━━ RAW DATA ━━

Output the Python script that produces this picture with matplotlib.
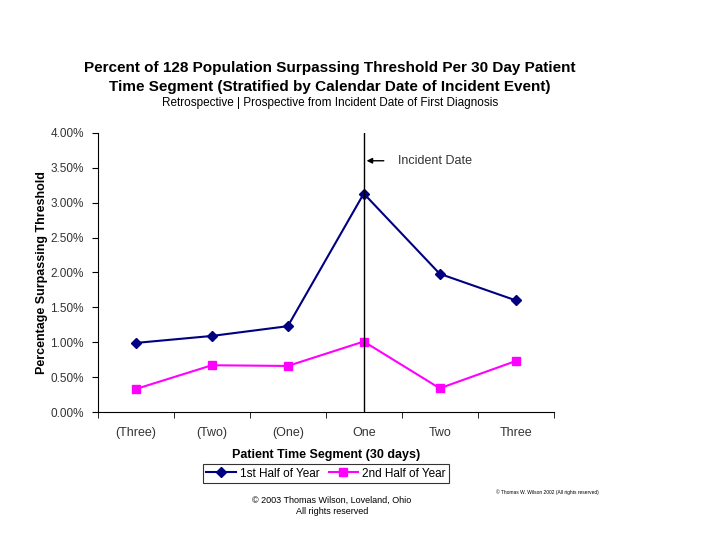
import matplotlib.pyplot as plt
from matplotlib.ticker import FixedLocator, FuncFormatter

plt.rcParams['font.family'] = ['Liberation Sans', 'DejaVu Sans']

segments = ['(Three)', '(Two)', '(One)', 'One', 'Two', 'Three']
first_half = [0.99, 1.09, 1.23, 3.13, 1.98, 1.60]
second_half = [0.33, 0.67, 0.66, 1.01, 0.34, 0.73]
y_ticks = [0, 0.5, 1.0, 1.5, 2.0, 2.5, 3.0, 3.5, 4.0]

fig = plt.figure(figsize=(7.2, 5.4), dpi=100)
ax = fig.add_axes([0.136, 0.237, 0.633, 0.517])

x = list(range(len(segments)))
ax.plot(x, first_half, color='#000080', marker='D', markersize=5, lw=1.5,
        label='1st Half of Year')
ax.plot(x, second_half, color='#FF00FF', marker='s', markersize=6, lw=1.5,
        label='2nd Half of Year')

ax.set_xlim(-0.5, len(segments) - 0.5)
ax.set_ylim(0, 4.0)
ax.yaxis.set_major_locator(FixedLocator(y_ticks))
ax.yaxis.set_major_formatter(FuncFormatter(lambda v, p: '%.2f%%' % v))

ax.set_xticks(x)
ax.set_xticklabels(segments)
ax.set_xticks([i - 0.5 for i in range(len(segments) + 1)], minor=True)
ax.tick_params(axis='x', which='major', length=0, pad=11, labelsize=9, labelcolor='#333333')
ax.tick_params(axis='x', which='minor', length=4, direction='out')
ax.tick_params(axis='y', length=4, direction='out', pad=6, labelsize=8.5, labelcolor='#333333')

for s in ['top', 'right']:
    ax.spines[s].set_visible(False)

# incident date marker
ax.axvline(3, color='black', lw=1)
ax.annotate('', xy=(3.0, 3.6), xytext=(3.3, 3.6),
            arrowprops=dict(arrowstyle='-|>', color='black', lw=1, mutation_scale=8))
ax.text(3.45, 3.6, 'Incident Date', fontsize=9, va='center', color='#333333')

ax.set_ylabel('Percentage Surpassing Threshold', fontsize=9, fontweight='bold', labelpad=2)
ax.set_xlabel('Patient Time Segment (30 days)', fontsize=9, fontweight='bold', labelpad=7)

fig.text(0.458, 0.866, 'Percent of 128 Population Surpassing Threshold Per 30 Day Patient',
         ha='center', fontsize=11, fontweight='bold')
fig.text(0.458, 0.831, 'Time Segment (Stratified by Calendar Date of Incident Event)',
         ha='center', fontsize=11, fontweight='bold')
fig.text(0.458, 0.803, 'Retrospective | Prospective from Incident Date of First Diagnosis',
         ha='center', fontsize=8.5)

leg = ax.legend(loc='upper center', bbox_to_anchor=(0.5, -0.165), ncol=2, frameon=True,
                fancybox=False, edgecolor='black', fontsize=8.5, handlelength=2.5,
                columnspacing=0.8, handletextpad=0.3, borderpad=0.3)
leg.get_frame().set_linewidth(0.8)

fig.text(0.461, 0.068, '\u00a9 2003 Thomas Wilson, Loveland, Ohio', ha='center', fontsize=6.5)
fig.text(0.461, 0.048, 'All rights reserved', ha='center', fontsize=6.5)
fig.text(0.76, 0.086, '\u00a9 Thomas W. Wilson 2002 (All rights reserved)', ha='center', fontsize=3.5)

fig.savefig('out.png', dpi=100)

━━━

Print the data above verbatim from the first line through the line holding "ax.text(3.45, 3.6, 'Incident", leaving every picture out.

* RESULT
Output the Python script that produces this picture with matplotlib.
import matplotlib.pyplot as plt
from matplotlib.ticker import FixedLocator, FuncFormatter

plt.rcParams['font.family'] = ['Liberation Sans', 'DejaVu Sans']

segments = ['(Three)', '(Two)', '(One)', 'One', 'Two', 'Three']
first_half = [0.99, 1.09, 1.23, 3.13, 1.98, 1.60]
second_half = [0.33, 0.67, 0.66, 1.01, 0.34, 0.73]
y_ticks = [0, 0.5, 1.0, 1.5, 2.0, 2.5, 3.0, 3.5, 4.0]

fig = plt.figure(figsize=(7.2, 5.4), dpi=100)
ax = fig.add_axes([0.136, 0.237, 0.633, 0.517])

x = list(range(len(segments)))
ax.plot(x, first_half, color='#000080', marker='D', markersize=5, lw=1.5,
        label='1st Half of Year')
ax.plot(x, second_half, color='#FF00FF', marker='s', markersize=6, lw=1.5,
        label='2nd Half of Year')

ax.set_xlim(-0.5, len(segments) - 0.5)
ax.set_ylim(0, 4.0)
ax.yaxis.set_major_locator(FixedLocator(y_ticks))
ax.yaxis.set_major_formatter(FuncFormatter(lambda v, p: '%.2f%%' % v))

ax.set_xticks(x)
ax.set_xticklabels(segments)
ax.set_xticks([i - 0.5 for i in range(len(segments) + 1)], minor=True)
ax.tick_params(axis='x', which='major', length=0, pad=11, labelsize=9, labelcolor='#333333')
ax.tick_params(axis='x', which='minor', length=4, direction='out')
ax.tick_params(axis='y', length=4, direction='out', pad=6, labelsize=8.5, labelcolor='#333333')

for s in ['top', 'right']:
    ax.spines[s].set_visible(False)

# incident date marker
ax.axvline(3, color='black', lw=1)
ax.annotate('', xy=(3.0, 3.6), xytext=(3.3, 3.6),
            arrowprops=dict(arrowstyle='-|>', color='black', lw=1, mutation_scale=8))
ax.text(3.45, 3.6, 'Incident Date', fontsize=9, va='center', color='#333333')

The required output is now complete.